Improving Arab education

While 44% of Jews leave high school meeting the minimum academic requirements needed to go on to higher education, only 22% of Arab students do.

Arab students 311 (photo credit: Ariel Jerozolimski)
Arab students 311
(photo credit: Ariel Jerozolimski)
As the academic year kicked off this week, the Hebrew University honored the incoming freshman who received the highest grade on the psychometric entrance exam. The winner was Hamza Morad, of the Arab-Muslim town Bu’eine Nujeidat in the North.
Unfortunately Morad is far from representative of the Arab population as a whole. Though Arabs make up about a fifth of the total Israeli population – and among collegeage Israelis, they probably make up even more due to higher-than-average fertility rates – only 11 percent end up enrolling in one of the institutes for higher education, according to the Council for Higher Education (CHE).
More significantly, while 44% of Jews leave high school meeting the minimum academic requirements needed to go on to higher education, only 22% of Arab students do.
One positive step that this government has already taken is to create a five-year NIS 300 million program, launched last year, that aims to reduce the gaps between Jewish and Arab Israelis.
Institutions of higher learning will receive funding to set up workshops to improve Arab students’ Hebrew and provide other forms of academic support. Universities and colleges will also be required to come up with plans for recruiting more Arab students. And the CHE will begin operating information centers in Arab towns that will provide academic guidance to potential students.

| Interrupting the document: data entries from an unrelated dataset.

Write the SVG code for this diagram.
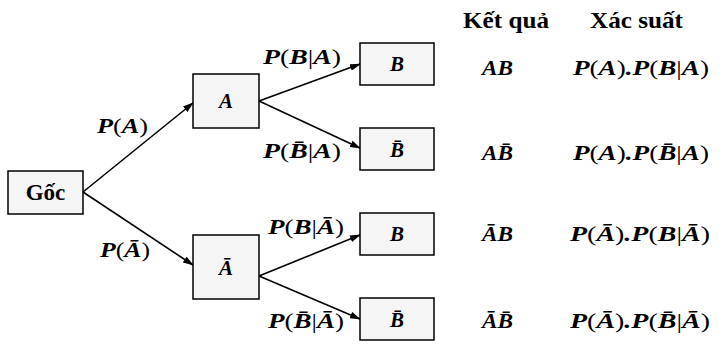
<svg xmlns="http://www.w3.org/2000/svg" width="725" height="344" viewBox="0 0 725 344">
<style>
.bg{fill:#ffffff}
.box{fill:#f5f5f5;stroke:#000;stroke-width:1.5}
.conn{stroke:#000;stroke-width:1.6;fill:none;marker-end:url(#ah)}
.m{font-family:"Liberation Serif","Times New Roman",serif;font-style:italic;font-weight:bold;font-size:21px;fill:#000}
.u{font-style:normal;font-weight:normal}
.h{font-family:"Liberation Serif","Times New Roman",serif;font-weight:bold;font-size:23px;fill:#000}
.c{text-anchor:middle}
</style>
<defs>
<marker id="ah" markerUnits="userSpaceOnUse" markerWidth="11" markerHeight="7" refX="10" refY="3.5" orient="auto">
<path d="M0,0 L11,3.5 L0,7 Z" fill="#000"/>
</marker>
</defs>
<rect class="bg" x="0" y="0" width="725" height="344"/>

<g id="connectors">
<line class="conn" x1="83" y1="192" x2="193" y2="103"/>
<line class="conn" x1="83" y1="192" x2="193" y2="265"/>
<line class="conn" x1="259" y1="101" x2="360" y2="64"/>
<line class="conn" x1="259" y1="101" x2="360" y2="148"/>
<line class="conn" x1="259" y1="276" x2="360" y2="235"/>
<line class="conn" x1="259" y1="276" x2="360" y2="319"/>
<text class="m" x="97" y="133" textLength="51" lengthAdjust="spacingAndGlyphs">P<tspan class="u">(</tspan>A<tspan class="u">)</tspan></text>
<text class="m" x="100" y="257" textLength="50" lengthAdjust="spacingAndGlyphs">P<tspan class="u">(</tspan>&#x100;<tspan class="u">)</tspan></text>
<text class="m" x="263" y="64" textLength="78" lengthAdjust="spacingAndGlyphs">P<tspan class="u">(</tspan>B<tspan class="u">|</tspan>A<tspan class="u">)</tspan></text>
<text class="m" x="263" y="158" textLength="78" lengthAdjust="spacingAndGlyphs">P<tspan class="u">(</tspan>B&#x304;<tspan class="u">|</tspan>A<tspan class="u">)</tspan></text>
<text class="m" x="268" y="234" textLength="76" lengthAdjust="spacingAndGlyphs">P<tspan class="u">(</tspan>B<tspan class="u">|</tspan>&#x100;<tspan class="u">)</tspan></text>
<text class="m" x="268" y="328" textLength="76" lengthAdjust="spacingAndGlyphs">P<tspan class="u">(</tspan>B&#x304;<tspan class="u">|</tspan>&#x100;<tspan class="u">)</tspan></text>
</g>

<g id="node-goc">
<rect class="box" x="8" y="171" width="75" height="43"/>
<text class="h c" x="45.5" y="200">Gốc</text>
</g>
<g id="node-A">
<rect class="box" x="193" y="74" width="66" height="54"/>
<text class="m c" x="226" y="108">A</text>
</g>
<g id="node-Abar">
<rect class="box" x="193" y="235" width="66" height="64"/>
<text class="m c" x="226" y="275">&#x100;</text>
</g>
<g id="node-B1">
<rect class="box" x="360" y="43" width="74" height="42"/>
<text class="m c" x="397" y="71">B</text>
</g>
<g id="node-Bbar1">
<rect class="box" x="360" y="128" width="74" height="42"/>
<text class="m c" x="397" y="157">B&#x304;</text>
</g>
<g id="node-B2">
<rect class="box" x="360" y="213" width="74" height="42"/>
<text class="m c" x="397" y="241">B</text>
</g>
<g id="node-Bbar2">
<rect class="box" x="360" y="298" width="74" height="42"/>
<text class="m c" x="397" y="327">B&#x304;</text>
</g>

<g id="table">
<text class="h" x="463" y="28" textLength="86" lengthAdjust="spacingAndGlyphs">Kết quả</text>
<text class="h" x="590" y="28" textLength="93" lengthAdjust="spacingAndGlyphs">Xác suất</text>
<text class="m" x="482" y="75" textLength="31" lengthAdjust="spacingAndGlyphs">AB</text>
<text class="m" x="482" y="160" textLength="31" lengthAdjust="spacingAndGlyphs">AB&#x304;</text>
<text class="m" x="482" y="241" textLength="31" lengthAdjust="spacingAndGlyphs">&#x100;B</text>
<text class="m" x="482" y="328" textLength="31" lengthAdjust="spacingAndGlyphs">&#x100;B&#x304;</text>
<text class="m" x="573" y="75" textLength="136" lengthAdjust="spacingAndGlyphs">P<tspan class="u">(</tspan>A<tspan class="u">)</tspan>.P<tspan class="u">(</tspan>B<tspan class="u">|</tspan>A<tspan class="u">)</tspan></text>
<text class="m" x="573" y="160" textLength="136" lengthAdjust="spacingAndGlyphs">P<tspan class="u">(</tspan>A<tspan class="u">)</tspan>.P<tspan class="u">(</tspan>B&#x304;<tspan class="u">|</tspan>A<tspan class="u">)</tspan></text>
<text class="m" x="570" y="241" textLength="140" lengthAdjust="spacingAndGlyphs">P<tspan class="u">(</tspan>&#x100;<tspan class="u">)</tspan>.P<tspan class="u">(</tspan>B<tspan class="u">|</tspan>&#x100;<tspan class="u">)</tspan></text>
<text class="m" x="570" y="328" textLength="140" lengthAdjust="spacingAndGlyphs">P<tspan class="u">(</tspan>&#x100;<tspan class="u">)</tspan>.P<tspan class="u">(</tspan>B&#x304;<tspan class="u">|</tspan>&#x100;<tspan class="u">)</tspan></text>
</g>
</svg>
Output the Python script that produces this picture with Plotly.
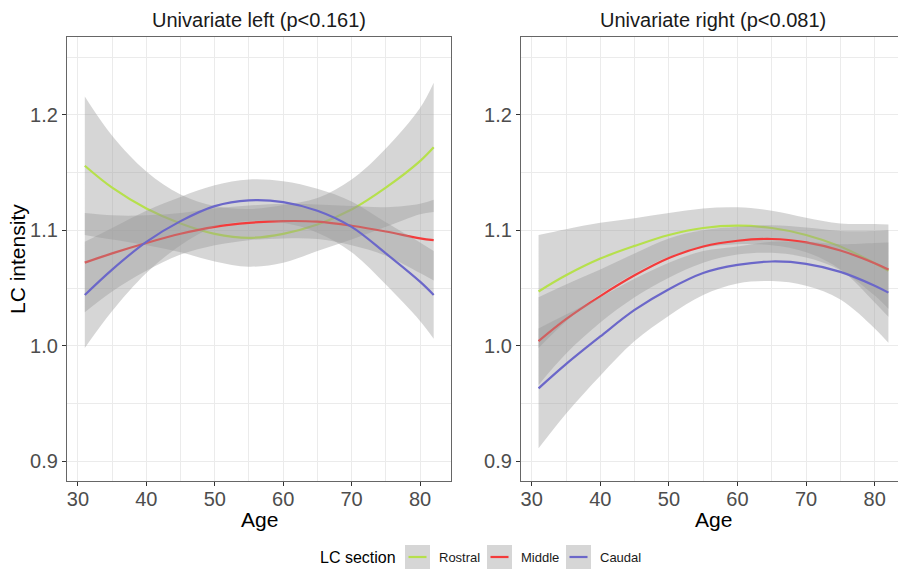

However, while the five-year program is a step in the right direction, more needs to be done to narrow the gaps in academic achievement that begin at the primary school level. According to a 2003 study conducted in the United Kingdom, students who were failing school by age 11 had only a 25% chance of meeting the standard at age 14, and those failing at 14 had only a 6% chance of meeting high school graduation requirements. Other studies have shown that by age seven, children who score in the top 20% in math and literacy tests are already twice as likely to complete a university degree as children in the bottom 20%.
Arab students consistently score lower than Jewish students on exams such as the Program for International Student Assessment (PISA). On the last Meitzav – a Hebrew acronym for School Efficiency and Growth Index – the average Jewish eighth-grader received a math score that was 46 points higher than the average Arab student.
ADMITTEDLY THE gap between high and low socioeconomic strata within the Jewish population is even higher than the gap between the average Arab student and the average Jewish student. For instance, Jewish students from the highest socioeconomic group received a math score that was 84 points higher than the poorest Jewish group’s. And the gaps between rich and poor Jews were wider than the gaps between Arabs and Jews in English and science as well. In fact, after adjusting for socioeconomic differences, it could be that there is no significant gap in academic achievement between Jews and Arabs.
But this does not explain why Arab schools are consistently subject to discrimination when it comes to government funding. Over the past decade, the Education Ministry funded on average 47.2 hours of weekly teaching hours for the weakest Arab schools, compared to 72.2 hours for national religious schools and 56.2 hours for secular Jewish schools.
True, numerous studies have shown that extra funding does not necessarily translate into academic improvement. But it does reveal government preferences.
If the government is sincerely interested in increasing the number of Arab students who go on to university and college and, as a result, equipping them to integrate better into the labor force, resources and reforms – particularly schemes that attract higher-quality teachers – must focus on primary education. While it is important to provide aid to Arab high school graduates and first-year university students, tens of thousands of Arab children never even graduate from high school – let alone enter university – due, in part, to substandard elementary school education.
Few students – whether Arab or Jewish – will score as high as Morad did on the psychometric exam. But improving elementary school education can have a crucial impact on the academic destinies of thousands of children. That’s where government efforts should be focused.